I've never figure skated (I can't even skate backwards), but I've always loved watching figure skating. My mom loved it, too. When I lived at home we used to enjoy watching the World Championships or Olympics together and commenting on our favourite skaters.
In figure skating competition there are single men's and single women's events, as well as two doubles events. One of the doubles events is ice-dancing, in which the skaters perform intricate dance steps; the other is pairs, in which the man throws and lifts the woman and they do many simultaneous side-by-side moves.
My mom always said she liked ice-dancing better than pairs, and I said I did, too.
But one day I realized I don't. I don't like ice-dancing better; I like pairs better.

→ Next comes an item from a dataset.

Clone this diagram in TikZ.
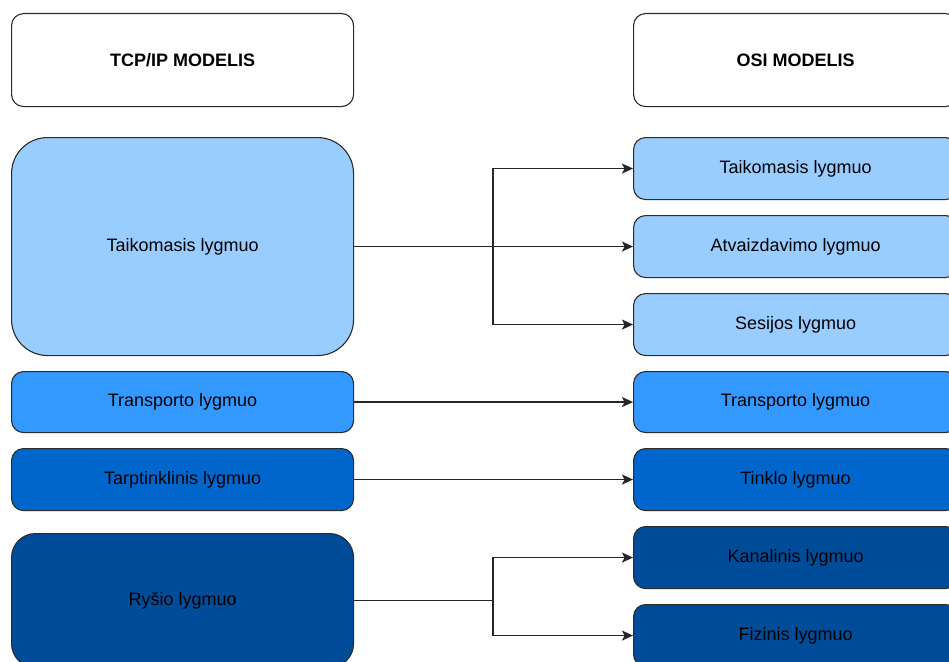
\documentclass[tikz,border=0pt]{standalone}
\usepackage{fontspec}
\setmainfont{Liberation Sans}
\usetikzlibrary{arrows.meta}
\definecolor{edge}{HTML}{2B2B2B}
\definecolor{lvlA}{HTML}{99CCFF}
\definecolor{lvlB}{HTML}{3399FF}
\definecolor{lvlC}{HTML}{0066CC}
\definecolor{lvlD}{HTML}{004C99}
\tikzset{
  layer/.style={draw=edge, line width=1.1pt, rounded corners=12pt, anchor=north west,
    inner sep=0pt, font=\fontsize{18}{21}\selectfont, text=black},
  head/.style={layer, fill=white, minimum width=342pt, minimum height=93pt,
    font=\fontsize{18}{21}\selectfont\bfseries},
  leftbox/.style={layer, minimum width=342pt},
  rightbox/.style={layer, minimum width=324pt, minimum height=62pt},
  wire/.style={draw=black!85, line width=1.3pt},
  link/.style={wire, -{Stealth[length=11pt,width=10pt,inset=2.5pt]}}
}
\begin{document}
\begin{tikzpicture}[x=1pt,y=-1pt]
\useasboundingbox (0,0) rectangle (949,661);
\clip (0,0) rectangle (949,661);
\fill[white] (0,0) rectangle (949,661);

% column headings
\node[head] (tcp) at (11,13) {TCP/IP MODELIS};
\node[head, minimum width=324pt] (osi) at (633,13) {OSI MODELIS};

% TCP/IP layers
\node[leftbox, fill=lvlA, minimum height=218pt, rounded corners=36pt] (tApp) at (11,137) {Taikomasis lygmuo};
\node[leftbox, fill=lvlB, minimum height=61pt] (tTr) at (11,371) {Transporto lygmuo};
\node[leftbox, fill=lvlC, minimum height=62pt] (tNet) at (11,448) {Tarptinklinis lygmuo};
\node[leftbox, fill=lvlD, minimum height=134pt, rounded corners=24pt] (tLink) at (11,533) {Ryšio lygmuo};

% OSI layers
\node[rightbox, fill=lvlA] (oApp) at (633,137) {Taikomasis lygmuo};
\node[rightbox, fill=lvlA] (oPres) at (633,215) {Atvaizdavimo lygmuo};
\node[rightbox, fill=lvlA] (oSes) at (633,293) {Sesijos lygmuo};
\node[rightbox, fill=lvlB, minimum height=61pt] (oTr) at (633,371) {Transporto lygmuo};
\node[rightbox, fill=lvlC] (oNet) at (633,448) {Tinklo lygmuo};
\node[rightbox, fill=lvlD] (oDl) at (633,526) {Kanalinis lygmuo};
\node[rightbox, fill=lvlD] (oPhy) at (633,604) {Fizinis lygmuo};

% branch points on the splitting column
\coordinate (col) at (493,0);
\coordinate (bUp) at (tApp.east -| col);
\coordinate (bDown) at (tLink.east -| col);

% connectors
\draw[link] (tApp.east) -- (oPres.west);
\draw[link] (bUp) |- (oApp.west);
\draw[link] (bUp) |- (oSes.west);
\draw[link] (tTr.east) -- (oTr.west);
\draw[link] (tNet.east) -- (oNet.west);
\draw[wire] (tLink.east) -- (bDown);
\draw[link] (bDown) |- (oDl.west);
\draw[link] (bDown) |- (oPhy.west);
\end{tikzpicture}
\end{document}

I've always had trouble making up my own mind about things. Maybe it has something to do with being a Type Six on the Enneagram: Sixes are hesitant to trust their own thinking and often absorb others' opinions rather than forming their own. As the article I've linked here puts it, Sixes "have the most trouble contacting their own inner guidance. As a result, they do not have confidence in their own minds and judgments."
I don't know if other people would see me that way, but I definitely see myself that way -- and I think that's what was happening with the figure-skating thing. It wasn't that my mom said "You have to like what I like"; she had strong opinions, but she didn't insist that I share them. The problem was in me: I tended not to trust my own judgment, so I assumed I was probably wrong and that the other person, who was speaking out so confidently, was right.
But then one day (and it took at least 20 years for this to happen) I suddenly thought, "Wait a minute -- no. Pairs skating is thrilling! I love watching the female skater fly through the air and land smoothly on one skate, or seeing the two skaters do a jump together, spinning and landing in perfect sync. That's the one I like better."
It was a small thing, but significant. There was no Right or Wrong in a larger sense -- both kinds of figure skating are good, and it really doesn't matter which you prefer -- but there was a right or wrong for me. And I realized it was OK for me not to like what someone else liked; I could choose what I liked.
I'm a lot better than I used to be at stating my personal preference, especially in situations where the stakes are low. I don't waffle indecisively at restaurants, waiting to hear what others are ordering before making up my own mind. (Mmmm ... waffles ...)
But I still struggle with distrusting my own inner voice and wisdom. In moments of uncertainty or conflict I still find myself holding back, letting others who are more decisive and articulate take over, and assuming that I'm probably wrong or that I must have misjudged the situation. A while back I was talking to my pastor about a problem; after asking many helpful questions, he said, "You know, you may just need to recognize the possibility that you did the right thing." It's a little ironic, I suppose, that I needed someone else to remind me to trust my own judgment.
I don't watch figure skating that often anymore, and I'll never again watch it with my mom, but I still think of it as a symbol of freedom. Not just the freedom skaters must feel as they soar through the air or skim across the ice, but the freedom to think for myself. To form my own opinions and, if the opportunity is right, express them. To trust -- humbly, yet confidently -- in my own inner guidance.